Seminar Series “Macroeconomics and Labor Markets on 21 November 2023
We are pleased to invite you to the seminar series on “Macroeconomics and Labor Markets“ organized by the Chair of Macroeconomics at the Friedrich-Alexander University Erlangen-Nuremberg, Prof. Merkl, the Chair of Global Governance and International Trade at the Friedrich-Alexander University Erlangen-Nuremberg, Prof. Moser, and the Competence Field Macroeconomics of the Institute for Employment Research (IAB).
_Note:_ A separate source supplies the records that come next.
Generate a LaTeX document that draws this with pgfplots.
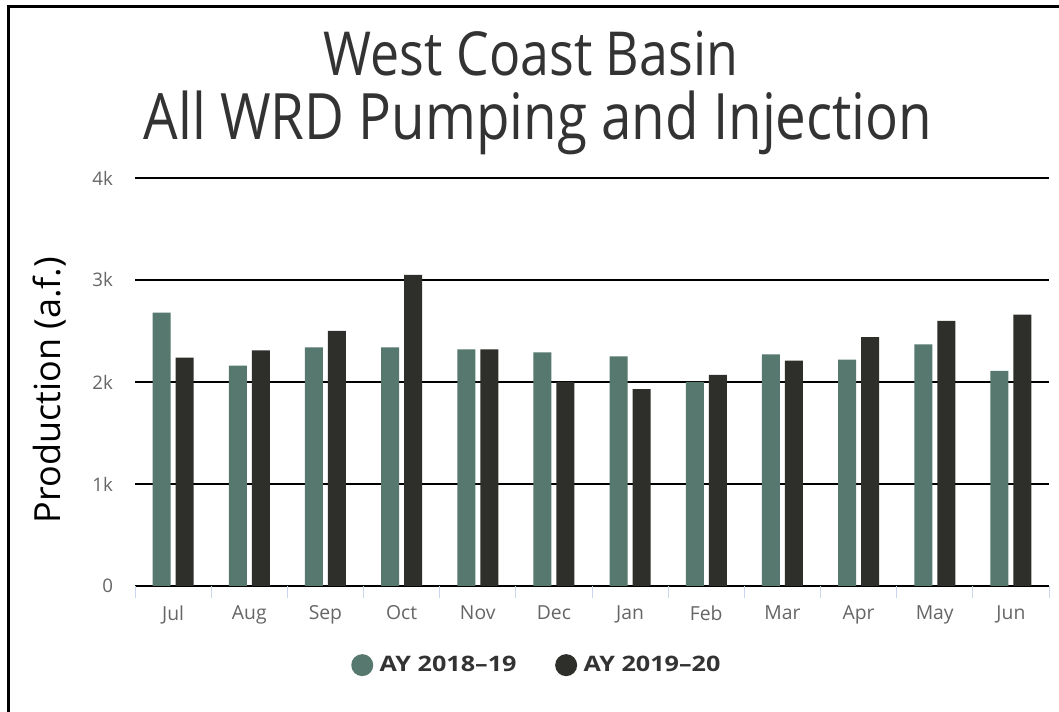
\documentclass[border=0pt]{standalone}
\usepackage{pgfplots}
\pgfplotsset{compat=1.18}
\usepackage{fontspec}
\setmainfont{Open Sans}
\newfontfamily\titlefont[FakeStretch=0.855]{Open Sans}
\newfontfamily\legfont[FakeStretch=1.18]{Open Sans}
\definecolor{colA}{RGB}{86,120,110}
\definecolor{colB}{RGB}{46,47,43}
\definecolor{txt}{RGB}{51,51,51}
\definecolor{tickc}{RGB}{102,102,102}
\definecolor{xtickc}{RGB}{204,214,235}
\begin{document}
\begin{tikzpicture}[x=0.75pt,y=0.75pt]
\path[use as bounding box] (0,0) rectangle (1059,712);
\fill[white] (0,0) rectangle (1059,712);
\draw[line width=2.4pt] (8.5,0) -- (8.5,705.5) -- (1059,705.5);
\node[font=\titlefont\fontsize{45.5}{54}\selectfont, text=txt, anchor=base] at (531,636) {West Coast Basin};
\node[font=\titlefont\fontsize{48}{54}\selectfont, text=txt, anchor=base] at (538,572) {All WRD Pumping and Injection};
\node[rotate=90, font=\fontsize{27}{30}\selectfont, anchor=center] at (50,322) {Production (a.f.)};
\begin{axis}[
  at={(135pt*0.75,126pt*0.75)}, anchor=south west,
  scale only axis, width=685.5pt, height=306pt,
  ymin=0, ymax=4000, xmin=-0.5, xmax=11.5,
  ytick={0,1000,2000,3000,4000}, yticklabels={0,1k,2k,3k,4k},
  xtick={0,...,11},
  xticklabels={Jul,Aug,Sep,Oct,Nov,Dec,Jan,Feb,Mar,Apr,May,Jun},
  minor xtick={-0.5,0.5,...,11.5},
  xtick pos=bottom, ytick pos=left,
  ymajorgrids, grid style={black, line width=1.5pt},
  axis line style={draw=none},
  major tick length=0pt, minor tick length=9pt, tick align=outside,
  minor tick style={xtickc, line width=0.75pt},
  xticklabel style={font=\fontsize{14.5}{16}\selectfont, text=tickc, yshift=-11pt},
  yticklabel style={font=\fontsize{14}{16}\selectfont, text=tickc, xshift=-13pt},
  ybar=3.75pt, bar width=13.5pt,
  clip=false,
  legend columns=2,
  legend style={at={(0.44,-0.194)}, anchor=center, draw=none, fill=none,
    font=\legfont\bfseries\fontsize{16}{18}\selectfont, text=txt,
    /tikz/every even column/.append style={column sep=27pt}},
]
\addplot[fill=colA, draw=none, legend image code/.code={\fill[colA] (0pt,0pt) circle (8.25pt); \path (-8.25pt,0pt) (11pt,0pt);}]
 coordinates {(0,2680) (1,2160) (2,2340) (3,2340) (4,2320) (5,2290) (6,2250) (7,2000) (8,2270) (9,2220) (10,2370) (11,2110)};
\addlegendentry{AY 2018–19}
\addplot[fill=colB, draw=none, legend image code/.code={\fill[colB] (0pt,0pt) circle (8.25pt); \path (-8.25pt,0pt) (11pt,0pt);}]
 coordinates {(0,2240) (1,2310) (2,2500) (3,3050) (4,2320) (5,2000) (6,1930) (7,2070) (8,2210) (9,2440) (10,2600) (11,2660)};
\addlegendentry{AY 2019–20}
\end{axis}
\end{tikzpicture}
\end{document}
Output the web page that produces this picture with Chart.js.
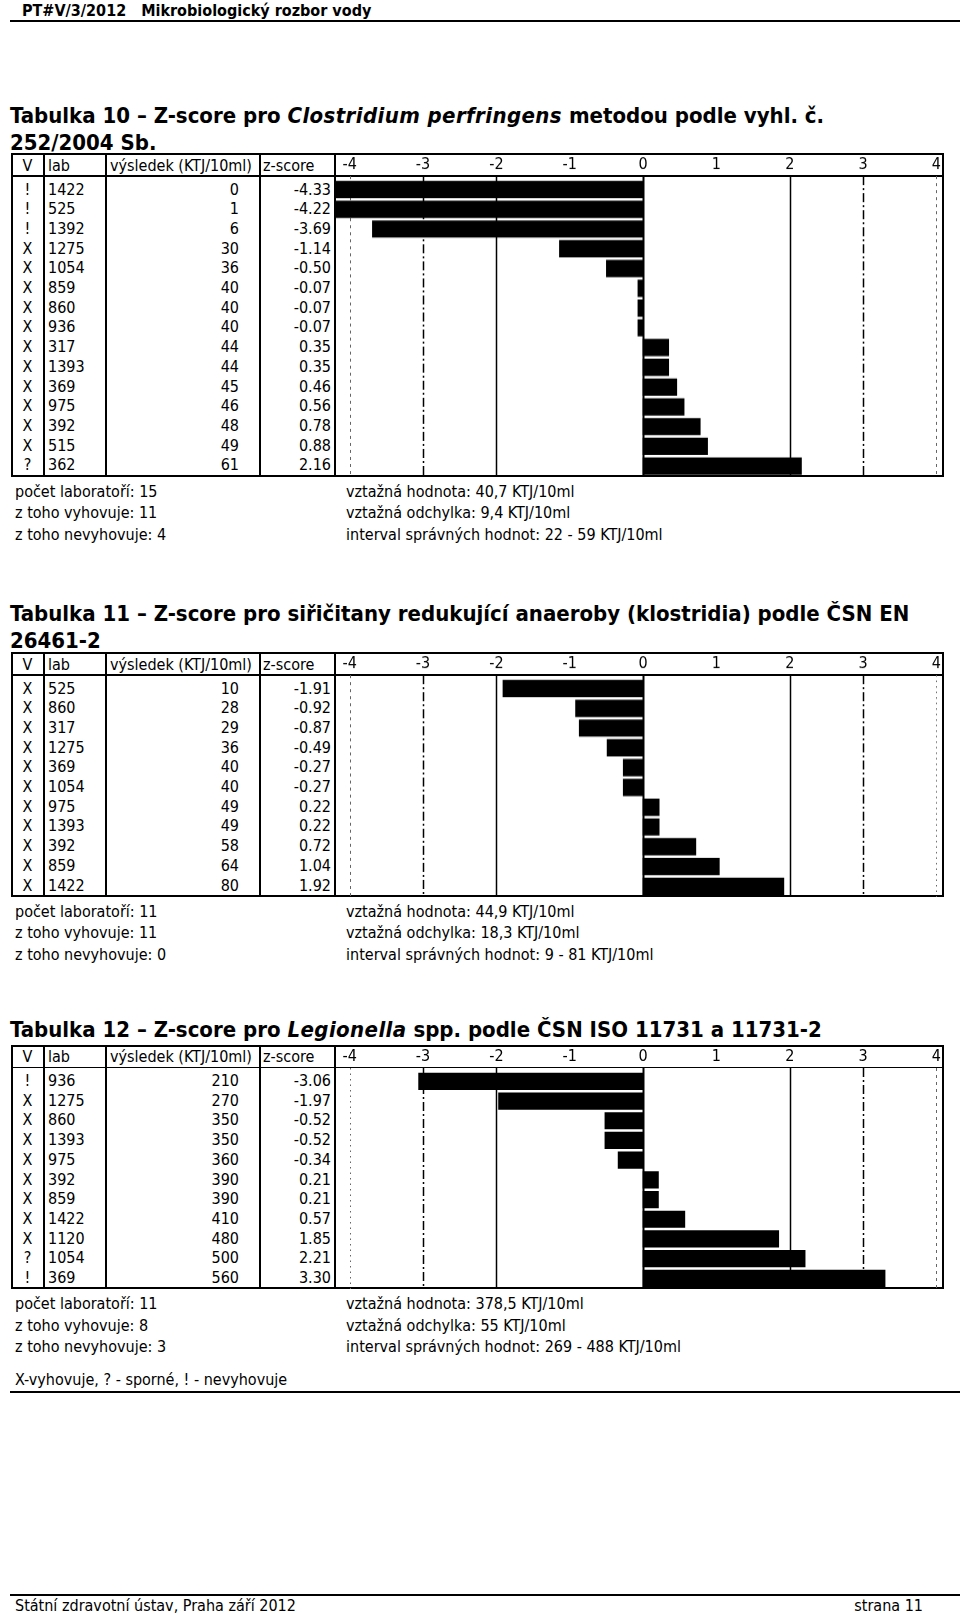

Researchers of both institutions, as well as national and international guests, present their current work at the intersection of labor- and macroeconomics.
The next seminar will be held on Tuesday, November 21, 2pm to 3.30pm (German time) via Zoom.
Isabel Cairó (Federal Reserve Board) will talk about
“Labor Market Discrimination and the Racial Unemployment Gap:Can Monetary Policy Make a Difference?” (joint work with Avi Lipton).
Black workers experience a higher unemployment rate, as well as more volatile employment dynamics, than white workers, and the racial unemployment rate gap is largely unexplained by observable characteristics. We develop a New Keynesian model with search and matching frictions in the labor market, endogenous separations, and employer discrimination against Black workers to explain these outcomes. The model is consistent with key features of the aggregate economy and is able to explain key labor market disparities across racial groups. We then use this model to assess the effects of the Federal Reserve’s new monetary policy framework—interest rates respond to shortfalls of employment from its maximum level rather than deviations—on racial inequality in the labor market. We find that shifting from a Deviations interest rate rule to a Shortfalls rule reduces the racial unemployment rate gap and the model-based measures of labor market discrimination but increases the average inflation rate. From a welfare perspective, we find that the Shortfalls approach does not do much to reduce racial inequality in our model economy.